Media makers and famous ladies in general are taking notice. Lenny, Lena Dunham and Jenni Konner's new newsletter whose first installment dropped today, has introduced a recurring women's-health column written by former Double Xer editor Jessica Grose called "Rumors I Heard About My Body." (The first question tackled: "How do I know if my period is weird?") Jessica Biel realized her own gaps in self-knowledge when she and husband Justin Timberlake began trying to get pregnant two years ago and wasn’t sure how her previous birth-control use would affect her chances. “Suddenly I realized I really didn’t know what’s going on inside my own body,” she told Glamour. “It was shocking.”
Today, Biel and WomanCare Global, an international nonprofit that works to improve access to products such as contraception and menstrual cups, released a series of videos on Funny or Die called “If You Don’t Tell Them, Then Who Will?” Named to encourage parents and other informed adults to speak honestly with the kids in their lives about reproductive health, the three clips feature Biel kibitzing with fellow actresses Joy Bryant and Whitney Cummings about hetero sex, birth control, dudes, and periods in someone’s kitchen.
The three women cite some messed-up ideas of how female bodies work—e.g., if a condom gets stuck in your vagina, it cannot travel up and out your mouth, contrary to the anatomical fantasies of one Idaho lawmaker—which work as straw men for on-screen text to bat down. “We thought the best way to encourage women to get educated and start the conversation around our bodies was to make it comically clear that people like me, and other non-experts, should not be the source for this information,” said Biel in a statement.

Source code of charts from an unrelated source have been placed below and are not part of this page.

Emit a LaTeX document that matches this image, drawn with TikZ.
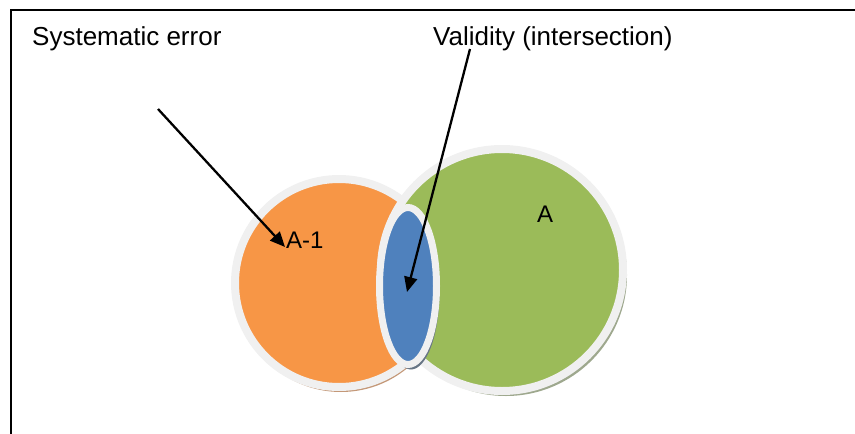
\documentclass[tikz,border=0pt]{standalone}
\usepackage{fontspec}
\setmainfont{Liberation Sans}
\usepackage{xcolor}
\usetikzlibrary{arrows.meta,shapes.geometric,shadows}

\definecolor{setorange}{HTML}{F79646}
\definecolor{setgreen}{HTML}{9BBB59}
\definecolor{setblue}{HTML}{4F81BD}
\definecolor{setring}{HTML}{F0F0F0}
\definecolor{orangeshade}{HTML}{C49878}
\definecolor{greenshade}{HTML}{9EA88E}
\definecolor{blueshade}{HTML}{677585}

\begin{document}
\begin{tikzpicture}[
    x=1pt, y=-1pt,
    set/.style={
        % the shape:
        circle,
        inner sep=0pt,
        % the fill and ring
        line width=8pt,
        draw=setring},
    label text/.style={
        inner sep=0pt,
        font=\fontsize{26}{30}\selectfont},
    pointer/.style={
        line width=2.3pt,
        -{Triangle[length=15pt,width=13pt]}}
  ]
  \useasboundingbox (0,0) rectangle (855,434);
  % frame
  \draw [line width=2.5pt] (11,434) -- (11,10) -- (855,10);

  % the two sets and their overlap
  \node (error set) [set, minimum size=208pt, fill=setorange,
    drop shadow={shadow xshift=2pt,shadow yshift=-5pt,fill=orangeshade,opacity=1}]
    at (339,283) {};
  \node (true set) [set, minimum size=242pt, fill=setgreen,
    drop shadow={shadow xshift=4pt,shadow yshift=-5pt,fill=greenshade,opacity=1}]
    at (502,270) {};
  \node (overlap) [set, ellipse, line width=7pt, minimum width=57pt, minimum height=157pt,
    fill=setblue,
    drop shadow={shadow xshift=3pt,shadow yshift=-5pt,fill=blueshade,opacity=1}]
    at (408,286) {};

  % labels
  \node (error label) [label text, anchor=base west] at (32,45) {Systematic error};
  \node (validity label) [label text, anchor=base west] at (433,45) {Validity (intersection)};
  \node (error name) [label text, anchor=base west, font=\fontsize{24}{28}\selectfont]
    at (286,248) {A-1};
  \node (true name) [label text, anchor=base, font=\fontsize{24}{28}\selectfont]
    at (545,222) {A};

  % pointers
  \coordinate (error start) at (158,109);
  \coordinate (error tip) at (285,247);
  \coordinate (validity start) at (470,49);
  \coordinate (validity tip) at (407,292);
  \draw [pointer] (error start) -- (error tip);
  \draw [pointer] (validity start) -- (validity tip);
\end{tikzpicture}
\end{document}
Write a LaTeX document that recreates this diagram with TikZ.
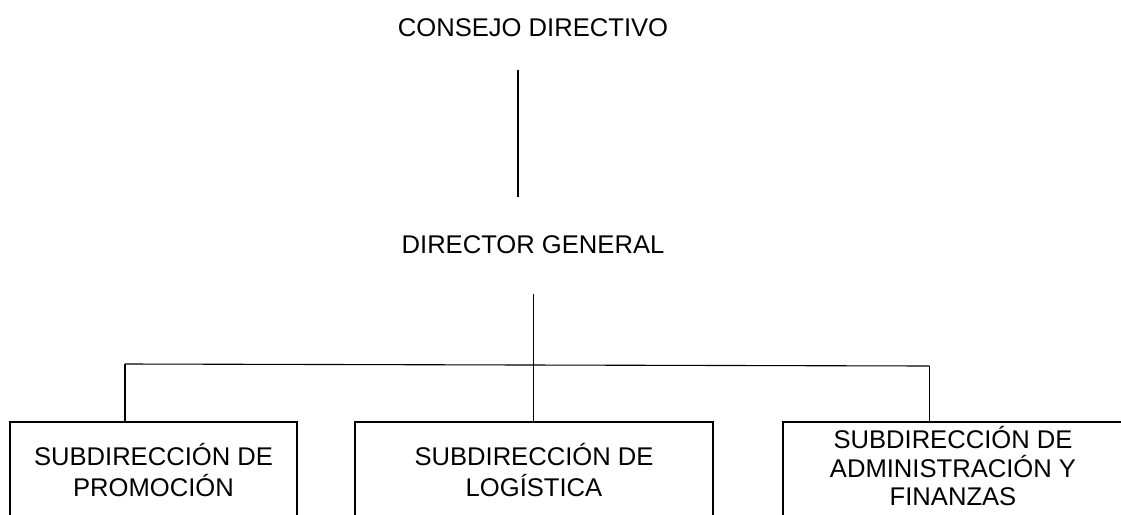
\documentclass[tikz,border=0pt]{standalone}
\usepackage{fontspec}
\setmainfont{Liberation Sans}
\begin{document}
\begin{tikzpicture}[x=1pt,y=-1pt,
  title/.style={anchor=base,inner sep=0pt,font=\fontsize{25.6}{31}\selectfont},
  unitbox/.style={draw,line width=2pt,anchor=north,align=center,inner sep=0pt,font=\fontsize{25.6}{31}\selectfont},
  conn/.style={line width=1.1pt}]
\useasboundingbox[fill=white] (0,0) rectangle (1121,514);
\node[title] (cd) at (533,36) {CONSEJO DIRECTIVO};
\node[title] (dg) at (533,253) {DIRECTOR GENERAL};
\node[unitbox,minimum width=287pt,minimum height=96pt] (sp) at (153.5,421) {SUBDIRECCIÓN DE\\PROMOCIÓN};
\node[unitbox,minimum width=358pt,minimum height=96pt] (sl) at (534,421) {SUBDIRECCIÓN DE\\LOGÍSTICA};
\node[unitbox,minimum width=340pt,minimum height=104pt,text depth=16pt,font=\fontsize{25.6}{28.5}\selectfont] (sa) at (953,421) {SUBDIRECCIÓN DE\\ADMINISTRACIÓN Y\\FINANZAS};
\coordinate (c1) at (518,70);
\coordinate (c2) at (518,197);
\coordinate (d1) at (533.3,294);
\coordinate (hl) at (125,364);
\coordinate (hr) at (929.3,366);
\draw[conn] (c1) -- (c2);
\draw[conn] (d1) -- (d1 |- sl.north);
\draw[conn] (hl) -- (hr);
\draw[conn] (hl) -- (hl |- sp.north);
\draw[conn] (hr) -- (hr |- sa.north);
\end{tikzpicture}
\end{document}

While the Internet has made information on women’s health far more accessible than it was in the olden days, a girl who schools herself on STI prevention from WebMD and message boards is bound to come away with some misconceptions, which will spread like scabies to her friends at slumber parties and lunchroom chitchats. American Girl’s cutesy books on puberty are great for noobs, but for adult women who get most of their honest sex talk from anecdotal sources, a comedy website just might offer a necessary nudge toward sounder advice.